Recorded data »
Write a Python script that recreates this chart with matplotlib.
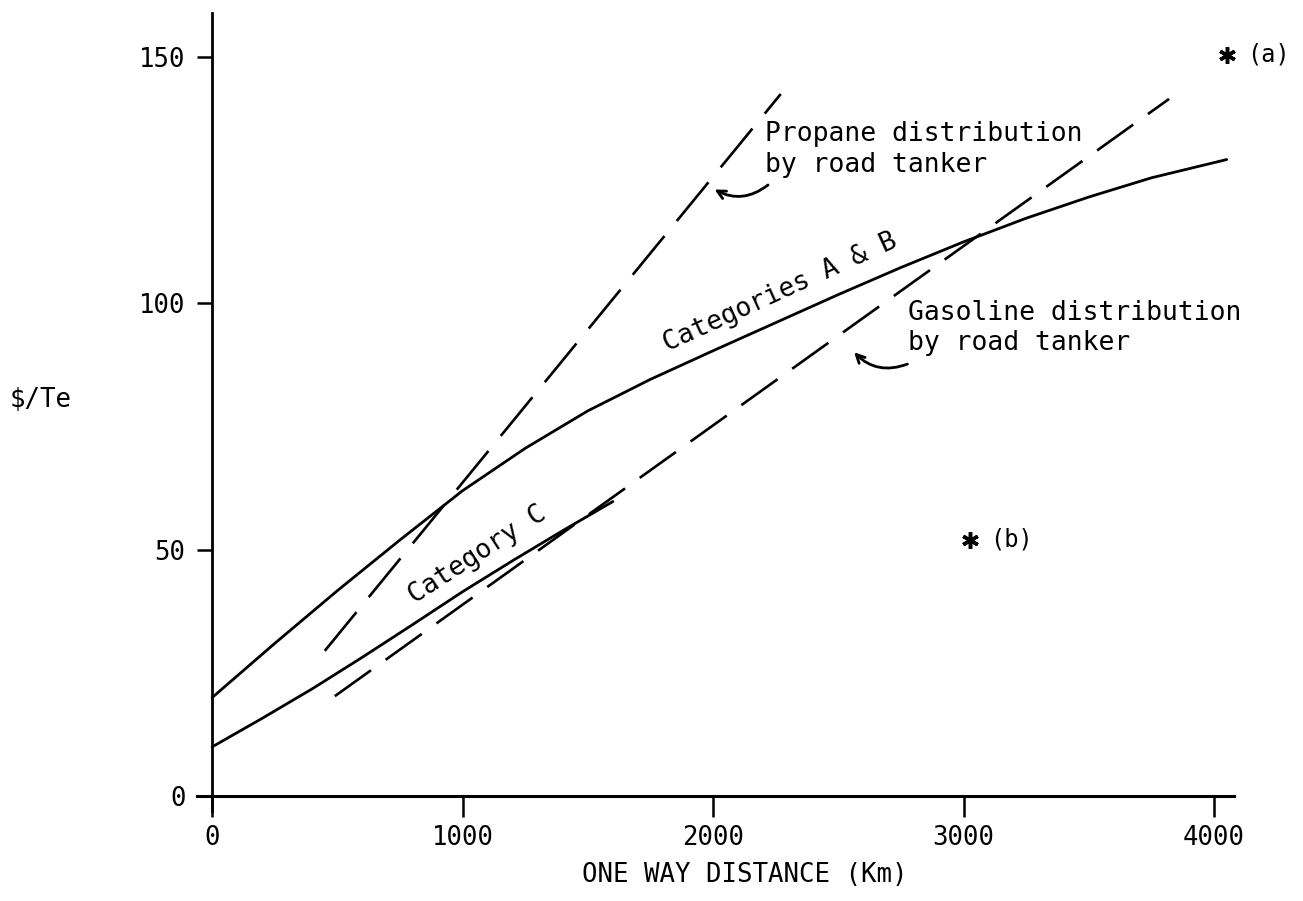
import matplotlib
matplotlib.use("Agg")
import matplotlib.pyplot as plt

plt.rcParams['font.family'] = 'DejaVu Sans Mono'
plt.rcParams['lines.scale_dashes'] = False

# curves ($/Te vs one way distance in km)
dist_ab = [0, 250, 500, 750, 1000, 1250, 1500, 1750, 2000, 2250, 2500, 2750, 3000, 3250, 3500, 3750, 4050]
cost_ab = [20, 31, 41.7, 52, 62, 70.6, 78.2, 84.6, 90.4, 96.1, 101.8, 107.3, 112.5, 117.3, 121.6, 125.5, 129.2]

dist_c = [0, 200, 400, 600, 800, 1000, 1200, 1400, 1600]
cost_c = [10, 15.8, 21.8, 28.2, 34.8, 41.5, 47.8, 53.9, 59.8]

dist_propane = [450, 2270]
cost_propane = [29.5, 142.5]

dist_gasoline = [490, 3820]
cost_gasoline = [20.3, 141.5]

point_a = (4050, 150.5)
point_b = (3026, 52)

xticks = [0, 1000, 2000, 3000, 4000]
yticks = [0, 50, 100, 150]

fig = plt.figure(figsize=(13.03, 9.01), dpi=100)
ax = fig.add_axes([0.1512, 0.0999, 0.796, 0.886])
ax.set_xlim(-60, 4080)
ax.set_ylim(-3, 159)

ax.plot(dist_ab, cost_ab, color='black', lw=2.0, solid_capstyle='round')
ax.plot(dist_c, cost_c, color='black', lw=2.0, solid_capstyle='round')
ax.plot(dist_propane, cost_propane, color='black', lw=1.9, dashes=(36, 14))
ax.plot(dist_gasoline, cost_gasoline, color='black', lw=1.9, dashes=(32, 13))

# asterisk points
for pt, lab in [(point_a, '(a)'), (point_b, '(b)')]:
    ax.plot([pt[0]], [pt[1]], marker=(6, 2, 0), ms=12, mew=2.5,
            color='black', clip_on=False, linestyle='none')
    ax.text(pt[0] + 80, pt[1], lab, fontsize=17, va='center', ha='left')

# curve labels
ax.text(2267, 102.3, 'Categories A & B', fontsize=19, rotation=24.5,
        rotation_mode='anchor', ha='center', va='center')
ax.text(1058, 48.9, 'Category C', fontsize=19, rotation=33,
        rotation_mode='anchor', ha='center', va='center')

ax.text(2208, 131.2, 'Propane distribution\nby road tanker', fontsize=19,
        ha='left', va='center', linespacing=1.25)
ax.text(2778, 95, 'Gasoline distribution\nby road tanker', fontsize=19,
        ha='left', va='center', linespacing=1.2)

arrow = dict(arrowstyle='->,head_length=0.6,head_width=0.3', lw=2.0,
             color='black', connectionstyle='arc3,rad=-0.35')
ax.annotate('', xy=(1996, 123.4), xytext=(2228, 124.4), arrowprops=arrow)
ax.annotate('', xy=(2555, 90.5), xytext=(2786, 87.9), arrowprops=arrow)

# axes styling
for s in ['top', 'right']:
    ax.spines[s].set_visible(False)
ax.spines['left'].set_position(('data', 0))
ax.spines['bottom'].set_position(('data', 0))
ax.spines['left'].set_linewidth(2.0)
ax.spines['bottom'].set_linewidth(2.2)

ax.set_xticks(xticks)
ax.set_yticks(yticks)
ax.tick_params(axis='x', direction='out', length=15, width=1.8, pad=6, labelsize=18.5)
ax.tick_params(axis='y', direction='out', length=11, width=1.8, pad=8, labelsize=18.5)

fig.text(745 / 1303, 1 - 875 / 901, 'ONE WAY DISTANCE (Km)', fontsize=18.5,
         ha='center', va='center')
fig.text(41 / 1303, 1 - 400 / 901, r'\$/Te', fontsize=18.5, ha='center', va='center')

fig.savefig('out.png', dpi=100)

Your instructions »
Please reproduce the listing exactly from its opening line through the line that contains "fontsize=17, va='center', ha='left')", both included, with all pictures omitted.

Solution to this problem »
Write a Python script that recreates this chart with matplotlib.
import matplotlib
matplotlib.use("Agg")
import matplotlib.pyplot as plt

plt.rcParams['font.family'] = 'DejaVu Sans Mono'
plt.rcParams['lines.scale_dashes'] = False

# curves ($/Te vs one way distance in km)
dist_ab = [0, 250, 500, 750, 1000, 1250, 1500, 1750, 2000, 2250, 2500, 2750, 3000, 3250, 3500, 3750, 4050]
cost_ab = [20, 31, 41.7, 52, 62, 70.6, 78.2, 84.6, 90.4, 96.1, 101.8, 107.3, 112.5, 117.3, 121.6, 125.5, 129.2]

dist_c = [0, 200, 400, 600, 800, 1000, 1200, 1400, 1600]
cost_c = [10, 15.8, 21.8, 28.2, 34.8, 41.5, 47.8, 53.9, 59.8]

dist_propane = [450, 2270]
cost_propane = [29.5, 142.5]

dist_gasoline = [490, 3820]
cost_gasoline = [20.3, 141.5]

point_a = (4050, 150.5)
point_b = (3026, 52)

xticks = [0, 1000, 2000, 3000, 4000]
yticks = [0, 50, 100, 150]

fig = plt.figure(figsize=(13.03, 9.01), dpi=100)
ax = fig.add_axes([0.1512, 0.0999, 0.796, 0.886])
ax.set_xlim(-60, 4080)
ax.set_ylim(-3, 159)

ax.plot(dist_ab, cost_ab, color='black', lw=2.0, solid_capstyle='round')
ax.plot(dist_c, cost_c, color='black', lw=2.0, solid_capstyle='round')
ax.plot(dist_propane, cost_propane, color='black', lw=1.9, dashes=(36, 14))
ax.plot(dist_gasoline, cost_gasoline, color='black', lw=1.9, dashes=(32, 13))

# asterisk points
for pt, lab in [(point_a, '(a)'), (point_b, '(b)')]:
    ax.plot([pt[0]], [pt[1]], marker=(6, 2, 0), ms=12, mew=2.5,
            color='black', clip_on=False, linestyle='none')
    ax.text(pt[0] + 80, pt[1], lab, fontsize=17, va='center', ha='left')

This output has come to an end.